** start Provided data **
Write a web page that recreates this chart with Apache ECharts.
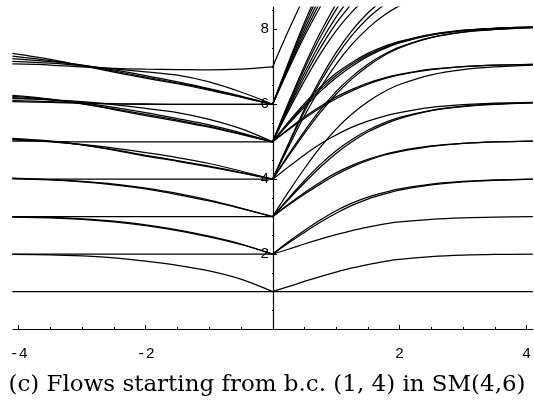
<!DOCTYPE html>
<html><head><meta charset="utf-8">
<script src="https://cdn.jsdelivr.net/npm/echarts@6/dist/echarts.min.js"></script>
<style>html,body{margin:0;padding:0;background:#fff}#c{width:534px;height:406px}</style>
</head><body><div id="c"></div>
<script>
// ---- data ----
const xLeft  = [-4.1, -3.5, -3, -2.5, -2, -1.5, -1, -0.5, 0];
const xRight = [0, 0.25, 0.5, 0.75, 1, 1.25, 1.5, 1.75, 2, 2.5, 3, 3.5, 4.1];
const xFull  = [-4.1, 4.1];
const fullLine = [1, 1];

const leftFlat = [
  [2, 2, 2, 2, 2, 2, 2, 2, 2],
  [3, 3, 3, 3, 3, 3, 3, 3, 3],
  [4.01, 4.0, 4.0, 4.0, 4.0, 4.0, 4.0, 4.0, 4.0],
  [5.02, 5.01, 5.0, 5.0, 5.0, 5.0, 5.0, 5.0, 5.0],
  [6.07, 6.05, 6.03, 6.01, 6.0, 6.0, 6.0, 6.0, 6.0],
  [6.1, 6.07, 6.04, 6.02, 6.01, 6.0, 6.0, 6.0, 6.0],
  [7.08, 7.05, 7.0, 6.96, 6.94, 6.93, 6.92, 6.94, 7.0]
];
const leftDrop = [
  [1.99, 1.98, 1.95, 1.9, 1.81, 1.7, 1.55, 1.33, 1.0],
  [2.99, 2.97, 2.93, 2.86, 2.76, 2.63, 2.46, 2.26, 2.0],
  [3.0, 2.98, 2.94, 2.88, 2.78, 2.65, 2.48, 2.27, 2.0],
  [4.02, 3.98, 3.93, 3.85, 3.74, 3.59, 3.42, 3.22, 3.0],
  [4.03, 3.99, 3.94, 3.87, 3.76, 3.62, 3.44, 3.23, 3.0],
  [5.05, 5.0, 4.93, 4.83, 4.71, 4.58, 4.42, 4.22, 4.0],
  [5.07, 5.01, 4.92, 4.79, 4.64, 4.5, 4.35, 4.18, 4.0],
  [5.09, 5.02, 4.92, 4.78, 4.62, 4.48, 4.33, 4.17, 4.0],
  [6.15, 6.12, 6.07, 5.99, 5.89, 5.78, 5.6, 5.35, 5.0],
  [6.18, 6.12, 6.04, 5.92, 5.78, 5.62, 5.45, 5.24, 5.0],
  [6.21, 6.13, 6.02, 5.88, 5.73, 5.58, 5.41, 5.21, 5.0],
  [6.24, 6.14, 6.01, 5.86, 5.7, 5.55, 5.39, 5.2, 5.0],
  [7.15, 7.1, 7.03, 6.95, 6.87, 6.78, 6.6, 6.33, 6.0],
  [7.22, 7.14, 7.05, 6.92, 6.77, 6.6, 6.42, 6.22, 6.0],
  [7.29, 7.17, 7.04, 6.89, 6.73, 6.57, 6.4, 6.2, 6.0],
  [7.36, 7.2, 7.03, 6.86, 6.7, 6.55, 6.38, 6.19, 6.0]
];
const rightRise = [
  [1, 1.13, 1.27, 1.4, 1.52, 1.63, 1.72, 1.8, 1.86, 1.93, 1.97, 1.99, 2.0],
  [2, 2.13, 2.27, 2.4, 2.52, 2.63, 2.72, 2.8, 2.86, 2.93, 2.97, 2.99, 3.0],
  [2, 2.33, 2.63, 2.91, 3.16, 3.36, 3.52, 3.64, 3.74, 3.87, 3.94, 3.98, 4.0],
  [2, 2.3, 2.58, 2.85, 3.09, 3.3, 3.47, 3.6, 3.71, 3.85, 3.93, 3.97, 4.0],
  [3, 3.33, 3.64, 3.92, 4.17, 4.37, 4.53, 4.66, 4.76, 4.89, 4.96, 5.0, 5.02],
  [3, 3.31, 3.6, 3.87, 4.12, 4.33, 4.5, 4.64, 4.74, 4.88, 4.96, 5.0, 5.02],
  [3, 3.49, 3.96, 4.39, 4.76, 5.06, 5.31, 5.5, 5.65, 5.84, 5.95, 6.01, 6.04],
  [3, 3.46, 3.9, 4.32, 4.69, 5.0, 5.26, 5.46, 5.62, 5.83, 5.94, 6.0, 6.04],
  [3, 3.66, 4.28, 4.85, 5.34, 5.74, 6.07, 6.33, 6.53, 6.79, 6.93, 7.0, 7.05],
  [4, 4.33, 4.65, 4.94, 5.18, 5.39, 5.55, 5.68, 5.78, 5.92, 5.99, 6.03, 6.05],
  [4, 4.66, 5.28, 5.85, 6.34, 6.74, 7.07, 7.33, 7.53, 7.79, 7.93, 8.0, 8.05],
  [4, 4.62, 5.22, 5.78, 6.27, 6.68, 7.02, 7.3, 7.51, 7.78, 7.93, 8.0, 8.05],
  [5, 5.5, 5.97, 6.4, 6.77, 7.07, 7.32, 7.51, 7.66, 7.86, 7.97, 8.03, 8.06],
  [5, 5.47, 5.92, 6.34, 6.71, 7.02, 7.28, 7.48, 7.64, 7.85, 7.97, 8.03, 8.06],
  [5, 5.53, 6.02, 6.46, 6.83, 7.12, 7.36, 7.54, 7.68, 7.87, 7.98, 8.03, 8.06],
  [5, 5.34, 5.66, 5.94, 6.2, 6.4, 6.57, 6.7, 6.8, 6.94, 7.01, 7.05, 7.07],
  [5, 5.32, 5.62, 5.9, 6.15, 6.36, 6.54, 6.68, 6.79, 6.93, 7.01, 7.05, 7.07]
];
const rightSteep = [
  [4, 4.95, 5.86, 6.67, 7.38, 7.97, 8.44, 8.8],
  [4, 4.92, 5.8, 6.59, 7.27, 7.84, 8.3, 8.65],
  [4, 4.86, 5.69, 6.43, 7.07, 7.6, 8.03, 8.37, 8.63, 8.9],
  [5, 6.04, 7.02, 7.91, 8.68],
  [5, 5.99, 6.94, 7.79, 8.53, 9.14],
  [5, 5.94, 6.83, 7.64, 8.33, 8.91],
  [5, 5.89, 6.73, 7.5, 8.16, 8.7],
  [5, 5.83, 6.62, 7.34, 7.96, 8.47, 8.88],
  [6, 7.12, 8.18, 9.13],
  [6, 7.07, 8.09, 9.01],
  [6, 7.02, 7.99, 8.87],
  [6, 6.97, 7.9, 8.73],
  [6, 6.93, 7.81, 8.6, 9.29],
  [7, 7.97, 8.88]
];
const xMajorTicks = [-4, -2, 2, 4];
const xMinorTicks = [-3.5, -3, -2.5, -1.5, -1, -0.5, 0.5, 1, 1.5, 2.5, 3, 3.5];
const yMajorTicks = [2, 4, 6, 8];
const yMinorTicks = [0.5, 1, 1.5, 2.5, 3, 3.5, 4.5, 5, 5.5, 6.5, 7, 7.5, 8.5];
const caption = '(c) Flows starting from b.c. (1, 4) in SM(4,6)';

// ---- chart ----
const series = [];
function addLine(xs, ys) {
  series.push({
    type: 'line', data: ys.map((y, i) => [xs[i], y]),
    xAxisIndex: 0, yAxisIndex: 0,
    showSymbol: false, symbol: 'none', smooth: 0.3,
    lineStyle: { color: '#000', width: 1.25 }, silent: true, animation: false, clip: true
  });
}
addLine(xFull, fullLine);
leftFlat.forEach(ys => addLine(xLeft, ys));
leftDrop.forEach(ys => addLine(xLeft, ys));
rightRise.forEach(ys => addLine(xRight, ys));
rightSteep.forEach(ys => addLine(xRight, ys));

const W = 534, GL = 13, GR = 0, GT = 7, GB = 77;
const XMIN = -4.09, XMAX = 4.1, YMIN = 0, YMAX = 8.6;
const gridW = W - GL - GR;
const zeroFromLeft = gridW * (0 - XMIN) / (XMAX - XMIN);
const zeroFromRight = gridW - zeroFromLeft;
const gridH = 406 - GT - GB;

// caption size fitted to the reference width
const cv = document.createElement('canvas').getContext('2d');
cv.font = '20px "DejaVu Serif"';
const capSize = Math.min(24, 20 * 517 / cv.measureText(caption).width);

const axisFont = { fontFamily: 'Liberation Mono', fontSize: 15, color: '#000' };
const chart = echarts.init(document.getElementById('c'), null, { renderer: 'canvas' });
chart.setOption({
  animation: false,
  backgroundColor: '#fff',
  grid: { left: GL, right: GR, top: GT, bottom: GB, containLabel: false },
  xAxis: [
    { type: 'value', position: 'bottom', min: XMIN, max: XMAX,
      axisLine: { show: true, onZero: false, lineStyle: { color: '#000', width: 1.2 } },
      axisTick: { show: true, inside: true, length: 4, customValues: xMajorTicks, lineStyle: { color: '#000', width: 1 } },
      axisLabel: { show: true, customValues: xMajorTicks, margin: 18, formatter: v => String(v), ...axisFont },
      splitLine: { show: false } },
    { type: 'value', position: 'top', offset: -gridH, min: XMIN, max: XMAX,
      axisLine: { show: false, onZero: false },
      axisTick: { show: true, inside: false, length: 2, customValues: xMinorTicks, lineStyle: { color: '#000', width: 1 } },
      axisLabel: { show: false }, splitLine: { show: false } }
  ],
  yAxis: [
    { type: 'value', position: 'left', offset: -zeroFromLeft, min: YMIN, max: YMAX,
      axisLine: { show: true, onZero: false, lineStyle: { color: '#000', width: 1.2 } },
      axisTick: { show: true, inside: true, length: 4, customValues: yMajorTicks, lineStyle: { color: '#000', width: 1 } },
      axisLabel: { show: true, customValues: yMajorTicks, margin: 4, formatter: v => String(v), ...axisFont },
      splitLine: { show: false } },
    { type: 'value', position: 'right', offset: -zeroFromRight, min: YMIN, max: YMAX,
      axisLine: { show: false, onZero: false },
      axisTick: { show: true, inside: false, length: 2, customValues: yMinorTicks, lineStyle: { color: '#000', width: 1 } },
      axisLabel: { show: false }, splitLine: { show: false } }
  ],
  graphic: [{
    type: 'text', x: 267, y: 385,
    style: { text: caption, font: capSize.toFixed(2) + 'px "DejaVu Serif"', fill: '#000',
             textAlign: 'center', textVerticalAlign: 'middle', align: 'center', verticalAlign: 'middle' }
  }],
  series: series
});
</script>
</body></html>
** end Provided data **
Repeat the listing above from its first line through the line that contains "const fullLine = [1, 1];", both included, and nothing more. Drop the pictures.

Write a web page that recreates this chart with Apache ECharts.
<!DOCTYPE html>
<html><head><meta charset="utf-8">
<script src="https://cdn.jsdelivr.net/npm/echarts@6/dist/echarts.min.js"></script>
<style>html,body{margin:0;padding:0;background:#fff}#c{width:534px;height:406px}</style>
</head><body><div id="c"></div>
<script>
// ---- data ----
const xLeft  = [-4.1, -3.5, -3, -2.5, -2, -1.5, -1, -0.5, 0];
const xRight = [0, 0.25, 0.5, 0.75, 1, 1.25, 1.5, 1.75, 2, 2.5, 3, 3.5, 4.1];
const xFull  = [-4.1, 4.1];
const fullLine = [1, 1];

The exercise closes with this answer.